Police spokesman Anthony Guglielmi could not provide statistics to refute or support the statement, but he did say: "We are guided by the law and this administration has made it abundantly clear that we are going to hold people accountable. The people of Baltimore deserve that, and more. That's how we take internal policing. Very seriously."

William P. Blackford, the attorney who represented the Bush family — whose $1 million civil lawsuit was thrown out of Circuit Court because of a missed filing deadline — said "there is no joy to be taken for an officer who loses his job. He's given a lot. He made a mistake."

Neither Eric Bush nor his mother, Peggy Miller, could be reached for comment.

The video, which was posted on the Internet by one of Bush's friends, became an immediate sensation.

Bush, with earphones from his iPod securely in his ears, appeared at first to ignore Rivieri when he demanded the youths stop skateboarding on the harbor promenade. Rivieri grew more incensed when Bush kept calling him "dude" and "man."

At one point, Rivieri climbed over a small wall and, in court papers defending himself against the civil lawsuit, said that Bush was holding the skateboard in a "threatening manner." The video, however, doesn't show that part.

Rivieri is captured on tape going after the skateboard, which Bush clutched to his chest as he turned away from the officer. Rivieri then takes Bush to the ground and pushes him when the youth tries to stand up.
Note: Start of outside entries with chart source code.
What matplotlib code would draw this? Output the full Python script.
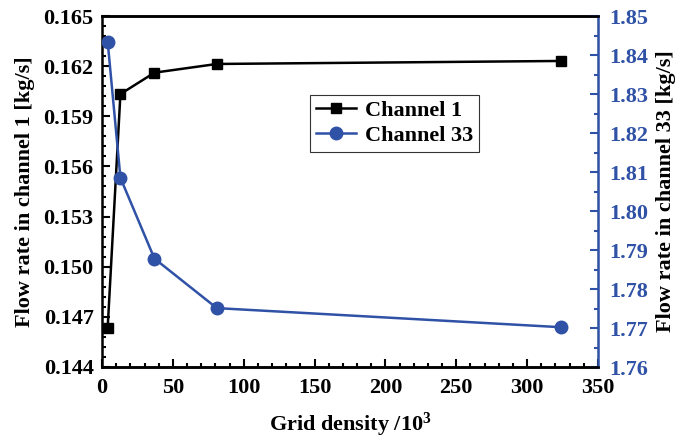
import matplotlib
matplotlib.use('Agg')
import matplotlib.pyplot as plt
from matplotlib.ticker import MultipleLocator, FormatStrFormatter

# data
grid_density = [4, 13, 37, 81, 324]
channel_1 = [0.14635, 0.16033, 0.16161, 0.16213, 0.16231]
channel_33 = [1.8434, 1.8085, 1.7878, 1.7751, 1.7702]

blue = '#2F51A6'
plt.rcParams['font.family'] = ['Liberation Serif', 'DejaVu Serif']
plt.rcParams['font.weight'] = 'bold'
plt.rcParams['mathtext.fontset'] = 'custom'
plt.rcParams['mathtext.rm'] = 'Liberation Serif:bold'

fig = plt.figure(figsize=(6.87, 4.42), dpi=100)
ax = fig.add_axes([102 / 687, 1 - 367 / 442, 496 / 687, 351 / 442])
ax2 = ax.twinx()

l1, = ax.plot(grid_density, channel_1, color='black', lw=1.8, marker='s', ms=7.5, label='Channel 1')
l2, = ax2.plot(grid_density, channel_33, color=blue, lw=1.8, marker='o', ms=9, label='Channel 33')

ax.set_xlim(0, 350)
ax.set_ylim(0.144, 0.165)
ax2.set_ylim(1.76, 1.85)

ax.xaxis.set_major_locator(MultipleLocator(50))
ax.xaxis.set_minor_locator(MultipleLocator(10))
ax.yaxis.set_major_locator(MultipleLocator(0.003))
ax.yaxis.set_minor_locator(MultipleLocator(0.0006))
ax.yaxis.set_major_formatter(FormatStrFormatter('%.3f'))
ax2.yaxis.set_major_locator(MultipleLocator(0.01))
ax2.yaxis.set_minor_locator(MultipleLocator(0.005))
ax2.yaxis.set_major_formatter(FormatStrFormatter('%.2f'))

ax.tick_params(which='both', direction='in', width=1.5, labelsize=16, top=False)
ax.tick_params(axis='y', pad=6)
ax.tick_params(axis='x', pad=8)
ax.tick_params(which='major', length=6)
ax.tick_params(which='minor', length=3)
ax2.tick_params(which='both', direction='in', width=1.5, labelsize=16, colors=blue, labelcolor=blue, pad=8)
ax2.tick_params(which='major', length=6)
ax2.tick_params(which='minor', length=3)

for s in ['left', 'bottom', 'top']:
    ax.spines[s].set_linewidth(1.8)
ax2.spines['right'].set_color(blue)
ax2.spines['right'].set_linewidth(1.8)
ax2.spines['left'].set_visible(False)
ax2.spines['top'].set_linewidth(1.8)
ax2.spines['bottom'].set_linewidth(1.8)

ax.set_xlabel('Grid density /$\\mathregular{10^3}$', fontsize=16, fontweight='bold', labelpad=9)
ax.set_ylabel('Flow rate in channel 1 [kg/s]', fontsize=16, fontweight='bold', labelpad=6)
ax2.set_ylabel('Flow rate in channel 33 [kg/s]', fontsize=16, fontweight='bold', color='black', labelpad=6)

leg = ax.legend(handles=[l1, l2], loc='upper left', bbox_to_anchor=(0.42, 0.775),
                fontsize=16, frameon=True, fancybox=False, edgecolor='black',
                handlelength=1.8, handletextpad=0.4, borderpad=0.25, labelspacing=0.2,
                borderaxespad=0)
leg.get_frame().set_linewidth(0.8)

fig.savefig('out.png', dpi=100)
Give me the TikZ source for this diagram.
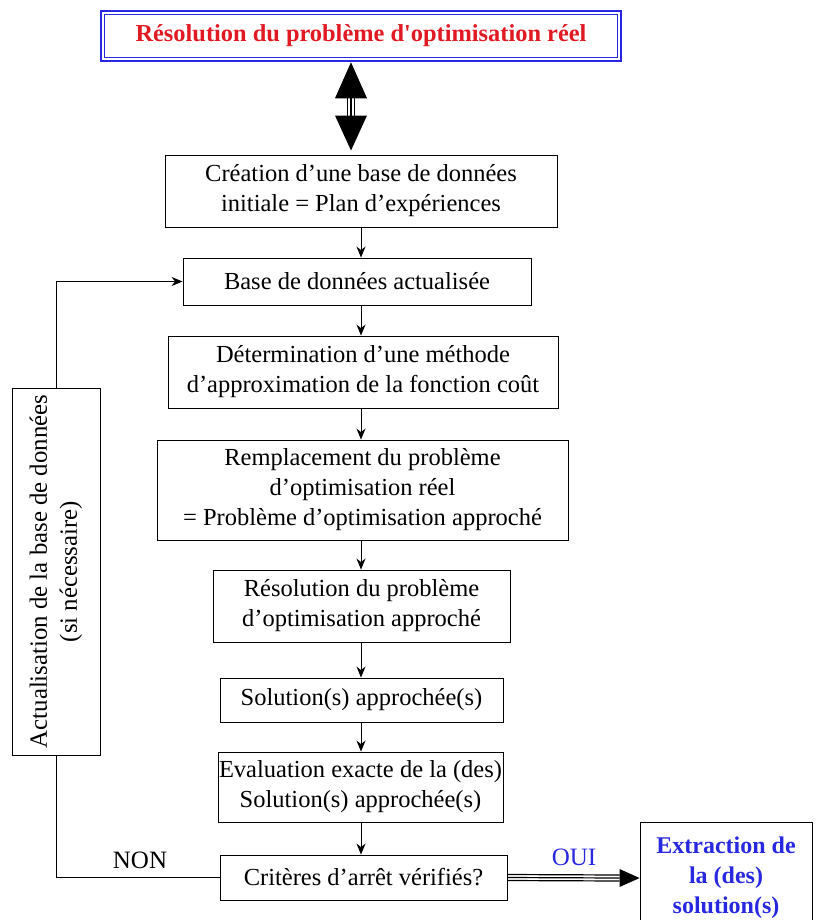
\documentclass[tikz,border=0pt]{standalone}
\usepackage{fontspec}
\setmainfont{Liberation Serif}
\usetikzlibrary{calc,arrows.meta}
\definecolor{titred}{RGB}{225,25,35}
\definecolor{titblue}{RGB}{40,40,225}
\begin{document}
\begin{tikzpicture}[x=1pt,y=-1pt,
  stepbox/.style={draw, line width=0.9pt, align=center, inner sep=0pt,
    font=\fontsize{24.5}{30}\selectfont},
  flow/.style={-{Stealth[length=11pt,width=9pt]}, line width=0.9pt},
  conn/.style={line width=0.9pt}]
\useasboundingbox (0,0) rectangle (816,920);
\clip (0,0) rectangle (816,920);

% title: thick outer frame with a thin inner frame
\node[draw=titblue, line width=2.6pt,
  minimum width=520, minimum height=50, inner sep=0pt,
  text=titred, font=\fontsize{24.4}{28}\selectfont\bfseries] (top) at (361,36)
  {Résolution du problème d\textquotesingle optimisation réel};
\draw[titblue, line width=1.1pt] ($(top.north west)+(4.5,4.5)$) rectangle ($(top.south east)+(-4.5,-4.5)$);

% main chain
\node[stepbox, minimum width=392, minimum height=72] (b1) at (361,191)
  {Création d’une base de données\\initiale = Plan d’expériences};
\node[stepbox, minimum width=348, minimum height=47] (b2) at (357,281.5)
  {Base de données actualisée};
\node[stepbox, minimum width=390, minimum height=72] (b3) at (363,372)
  {Détermination d’une méthode\\d’approximation de la fonction coût};
\node[stepbox, minimum width=411, minimum height=100] (b4) at (362.5,490)
  {Remplacement du problème\\d’optimisation réel\\= Problème d’optimisation approché};
\node[stepbox, minimum width=297, minimum height=72] (b5) at (361.5,606)
  {Résolution du problème\\d’optimisation approché};
\node[stepbox, minimum width=283, minimum height=44] (b6) at (361.5,700)
  {Solution(s) approchée(s)};
\node[stepbox, minimum width=285, minimum height=70] (b7) at (360.5,787)
  {Evaluation exacte de la (des)\\Solution(s) approchée(s)};
\node[stepbox, minimum width=287, minimum height=45] (b8) at (363.5,877.5)
  {Critères d’arrêt vérifiés?};

% side boxes
\node[stepbox, rotate=90, minimum width=367, minimum height=88,
  font=\fontsize{24.8}{30}\selectfont] (upd) at (56,571.5)
  {Actualisation de la base de données\\(si nécessaire)};
\node[draw, line width=0.9pt, minimum width=172, minimum height=112, inner sep=0pt,
  align=center, text=titblue, font=\fontsize{24}{30}\selectfont\bfseries] (ext) at (726,878)
  {Extraction de\\la (des)\\solution(s)};

% big two-way arrow between the title and the first step
\coordinate (ua) at ($(top.south)+(-10,0)$);
\coordinate (da) at ($(b1.north)+(-10,-4)$);
\fill ($(ua)$) -- ($(ua)+(16,36)$) -- ($(ua)+(-16,36)$) -- cycle;
\fill ($(da)$) -- ($(da)+(16,-35)$) -- ($(da)+(-16,-35)$) -- cycle;
\foreach \dx in {-3.5,0,3.5}
  \draw[line width=1.3pt] ($(ua)+(\dx,36)$) -- ($(da)+(\dx,-35)$);

% vertical flow arrows
\draw[flow] (b1.south) -- (b1.south |- b2.north);
\draw[flow] (b1.south |- b2.south) -- (b1.south |- b3.north);
\draw[flow] (b1.south |- b3.south) -- (b1.south |- b4.north);
\draw[flow] (b1.south |- b4.south) -- (b1.south |- b5.north);
\draw[flow] (b1.south |- b5.south) -- (b1.south |- b6.north);
\draw[flow] (b1.south |- b6.south) -- (b1.south |- b7.north);
\draw[flow] (b1.south |- b7.south) -- (b1.south |- b8.north);

% feedback loop (NON)
\draw[conn] (b8.west) -| (upd.west);
\draw[flow] (upd.east) |- (b2.west);
\node[font=\fontsize{25}{28}\selectfont] (non) at (140,860) {NON};

% exit (OUI)
\coordinate (oe) at ($(ext.west)+(-20,0)$);
\foreach \dy in {-3,0,3}
  \draw[line width=1.2pt] ($(b8.east)+(0,\dy)$) -- ($(oe)+(0,\dy)$);
\fill (ext.west) -- ($(oe)+(0,-9)$) -- ($(oe)+(0,9)$) -- cycle;
\node[text=titblue, font=\fontsize{25}{28}\selectfont] (oui) at (574,857) {OUI};
\end{tikzpicture}
\end{document}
"Sit down, I'm not a dude," Rivieri said.

"Don't take my skateboard, I didn't do anything, dude," Bush answered.

But it was Rivieri's now-famous lecture that caught the attention of viewers. Many applauded the speech, while others condemned it as out of line for a police officer trained to de-escalate confrontations.

"Don't get defensive with me, son, or you'll spend some time in juvenile," Rivieri shouted at the teen. "You aren't allowed to ride your skateboards down here, nowhere."

Then, the officer added: "I'm not 'man.' I'm not 'dude.' I am Officer Rivieri, and the sooner you learn that the longer you're going to live in this world. You go around doing this kind of stuff, somebody's going to kill you."